Turns out there was quite a spread.
n Initiative 1098, the income tax measure, got the most for its money. Comparing the cost of the signature drive against the number of signatures turned in, the campaign wound up spending $1.24 a signature. The relatively low cost reflects the fact that a larger percentage of signatures were collected by volunteers from labor and progressive groups, although the campaign also utilized paid signature gatherers.
n Initiative 1100, the year’s other liquor-store privatization measure, did it for $2.16 a signature. That measure, largely backed by Costco, also would end special protections under law for alcoholic beverage distributors. Many of the signatures were collected by on-duty Costco employees, and their work, recorded as an in-kind contribution, is reflected in the number.
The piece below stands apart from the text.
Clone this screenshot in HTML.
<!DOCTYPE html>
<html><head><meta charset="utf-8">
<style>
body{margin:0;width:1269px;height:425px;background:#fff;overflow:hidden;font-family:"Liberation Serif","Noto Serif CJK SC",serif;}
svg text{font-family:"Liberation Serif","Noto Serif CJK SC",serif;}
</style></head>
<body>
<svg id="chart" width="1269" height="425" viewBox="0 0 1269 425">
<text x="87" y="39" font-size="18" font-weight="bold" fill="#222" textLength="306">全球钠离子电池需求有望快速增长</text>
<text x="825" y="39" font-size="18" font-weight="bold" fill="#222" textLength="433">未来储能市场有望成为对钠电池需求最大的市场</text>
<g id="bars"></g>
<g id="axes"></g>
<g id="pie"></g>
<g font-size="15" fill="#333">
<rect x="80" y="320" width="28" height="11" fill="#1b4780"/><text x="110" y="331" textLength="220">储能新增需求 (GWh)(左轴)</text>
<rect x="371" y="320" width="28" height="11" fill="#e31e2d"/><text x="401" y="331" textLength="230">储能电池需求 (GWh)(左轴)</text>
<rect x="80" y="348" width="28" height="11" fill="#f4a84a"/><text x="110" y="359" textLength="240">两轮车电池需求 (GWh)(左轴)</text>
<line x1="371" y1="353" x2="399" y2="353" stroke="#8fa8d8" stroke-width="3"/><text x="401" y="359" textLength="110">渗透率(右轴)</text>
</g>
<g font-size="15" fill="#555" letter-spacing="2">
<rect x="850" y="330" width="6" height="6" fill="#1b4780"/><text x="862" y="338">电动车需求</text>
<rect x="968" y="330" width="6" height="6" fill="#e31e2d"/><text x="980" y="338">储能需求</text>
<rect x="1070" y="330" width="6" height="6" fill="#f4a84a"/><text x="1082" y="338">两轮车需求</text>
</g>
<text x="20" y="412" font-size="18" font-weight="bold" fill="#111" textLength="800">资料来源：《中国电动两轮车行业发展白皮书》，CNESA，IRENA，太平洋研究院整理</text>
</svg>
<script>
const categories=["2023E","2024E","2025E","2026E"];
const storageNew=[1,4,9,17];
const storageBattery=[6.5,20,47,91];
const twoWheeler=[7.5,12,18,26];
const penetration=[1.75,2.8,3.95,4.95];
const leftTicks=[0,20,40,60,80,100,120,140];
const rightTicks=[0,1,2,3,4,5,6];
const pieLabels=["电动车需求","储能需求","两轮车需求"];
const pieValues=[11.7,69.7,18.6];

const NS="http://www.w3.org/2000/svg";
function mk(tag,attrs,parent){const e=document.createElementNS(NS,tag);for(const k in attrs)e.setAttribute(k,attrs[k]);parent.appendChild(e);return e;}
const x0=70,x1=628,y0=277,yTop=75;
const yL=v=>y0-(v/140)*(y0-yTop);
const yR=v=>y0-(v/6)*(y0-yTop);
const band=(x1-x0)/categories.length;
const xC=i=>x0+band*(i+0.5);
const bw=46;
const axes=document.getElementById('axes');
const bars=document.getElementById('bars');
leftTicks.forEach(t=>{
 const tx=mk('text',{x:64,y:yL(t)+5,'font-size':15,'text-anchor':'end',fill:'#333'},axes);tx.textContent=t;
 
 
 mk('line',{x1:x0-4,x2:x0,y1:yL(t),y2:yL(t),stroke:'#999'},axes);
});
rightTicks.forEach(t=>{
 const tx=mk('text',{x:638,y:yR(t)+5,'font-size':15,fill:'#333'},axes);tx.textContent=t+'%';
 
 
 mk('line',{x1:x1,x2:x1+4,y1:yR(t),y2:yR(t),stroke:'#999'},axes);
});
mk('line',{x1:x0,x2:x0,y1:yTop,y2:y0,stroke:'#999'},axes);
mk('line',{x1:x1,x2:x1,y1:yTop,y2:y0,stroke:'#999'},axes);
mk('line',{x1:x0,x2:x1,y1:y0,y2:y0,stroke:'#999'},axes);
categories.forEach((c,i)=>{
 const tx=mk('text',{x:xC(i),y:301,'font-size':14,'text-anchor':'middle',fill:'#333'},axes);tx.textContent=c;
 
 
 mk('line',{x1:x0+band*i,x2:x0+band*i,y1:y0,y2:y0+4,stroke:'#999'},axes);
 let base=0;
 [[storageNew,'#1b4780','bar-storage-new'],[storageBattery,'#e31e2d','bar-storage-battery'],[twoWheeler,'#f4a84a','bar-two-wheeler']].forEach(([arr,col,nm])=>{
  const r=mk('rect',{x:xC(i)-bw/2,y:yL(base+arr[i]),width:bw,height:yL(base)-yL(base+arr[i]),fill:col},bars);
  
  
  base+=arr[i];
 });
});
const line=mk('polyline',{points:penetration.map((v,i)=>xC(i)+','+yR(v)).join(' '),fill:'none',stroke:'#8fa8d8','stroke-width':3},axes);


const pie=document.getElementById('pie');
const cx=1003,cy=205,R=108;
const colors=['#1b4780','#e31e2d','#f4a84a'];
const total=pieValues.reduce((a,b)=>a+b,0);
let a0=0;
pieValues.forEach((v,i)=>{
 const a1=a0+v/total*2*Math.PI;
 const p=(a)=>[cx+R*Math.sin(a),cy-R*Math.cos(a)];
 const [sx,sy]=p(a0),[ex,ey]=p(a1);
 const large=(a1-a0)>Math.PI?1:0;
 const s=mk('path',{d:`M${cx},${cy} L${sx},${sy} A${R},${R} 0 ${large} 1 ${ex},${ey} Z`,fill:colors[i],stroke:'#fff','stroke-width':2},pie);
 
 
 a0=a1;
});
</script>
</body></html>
n Initiative 1082, a measure that would allow private competition for the state’s workers’ compensation insurance program, hit the mark for $2.35 a signature. The campaign was managed by the Building Industry Association of Washington.
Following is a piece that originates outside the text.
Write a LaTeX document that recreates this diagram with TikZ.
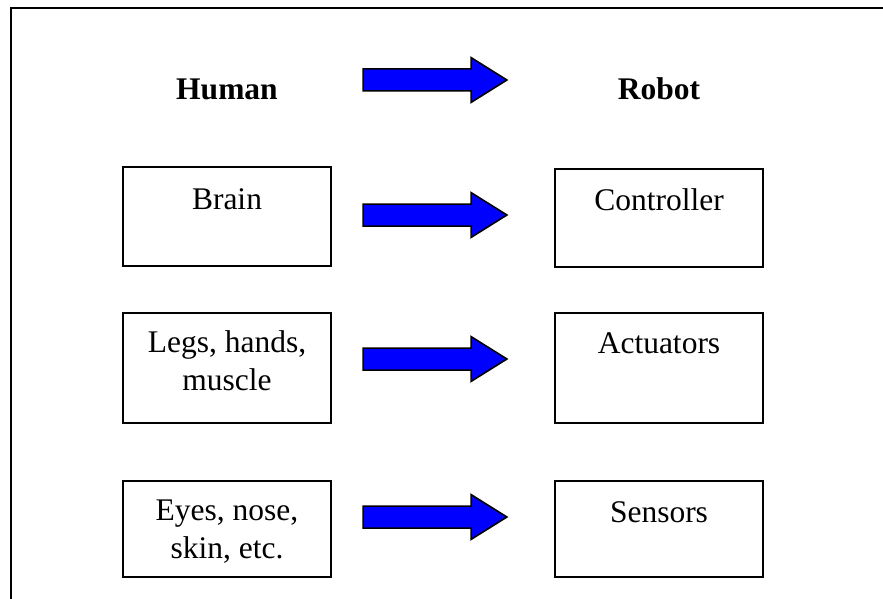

n Initiative 1053, the two-thirds vote measure, did it for $2.45 a signature.
n Initiative 1105, the distributor liquor-privatization measure, had to pay a whopping $4.45 a signature. That includes $1.4 million paid to the signature-gathering firm and another $200,000 paid to the Strategies 360 consulting firm for management of the campaign.
n And Initiative 1107, the pop-tax rollback, was the biggest-spending campaign of them all, with a figure of $5.03 a signature. That includes $1.6 million for the signature-gathering company and another $400,000 for a direct-mail campaign.
Money Flows to Anti-1098 Campaign
Meanwhile, the campaigns continue to build up their war-chests. One of the more interesting reports comes from the Defeat 1098 campaign, the business-backed effort against the income-tax measure. That campaign has now raised $474,240, much of it from high-tech and venture-capital firms that could be hit hard by the measure. The tax aims at high earners, not at companies, but many sole proprietors and partners report income on their personal taxes. And most scoff at the idea that the tax would remain limited only to the wealthiest.
“More and more people are beginning to understand that 1098 is just the camel’s nose under the tent,” said spokesman Mark Funk. “They know that the Legislature can change this initiative in two years, and when that happens, the income tax will be extended to everybody.”
Business Backs Eyman, From a Distance
The reports also showed that business interests coordinated by the AWB played a major role in the success of I-1053. Rather than sending money to Eyman’s campaign, they launched an independent campaign, raised just over $300,000, and paid the signature-gathering company directly. The records list AWB government-affairs director Gary Chandler as the contact person for the business campaign, which calls itself Citizens for Responsible Spending.
The independent effort at this stage raises the possibility that business will mount an independent campaign for the measure, rather than going through Eyman’s campaign organization.
Eyman, meanwhile, said he was grateful for the help. “What mattered at the end of the day was just making sure 1053 made the ballot,” he said.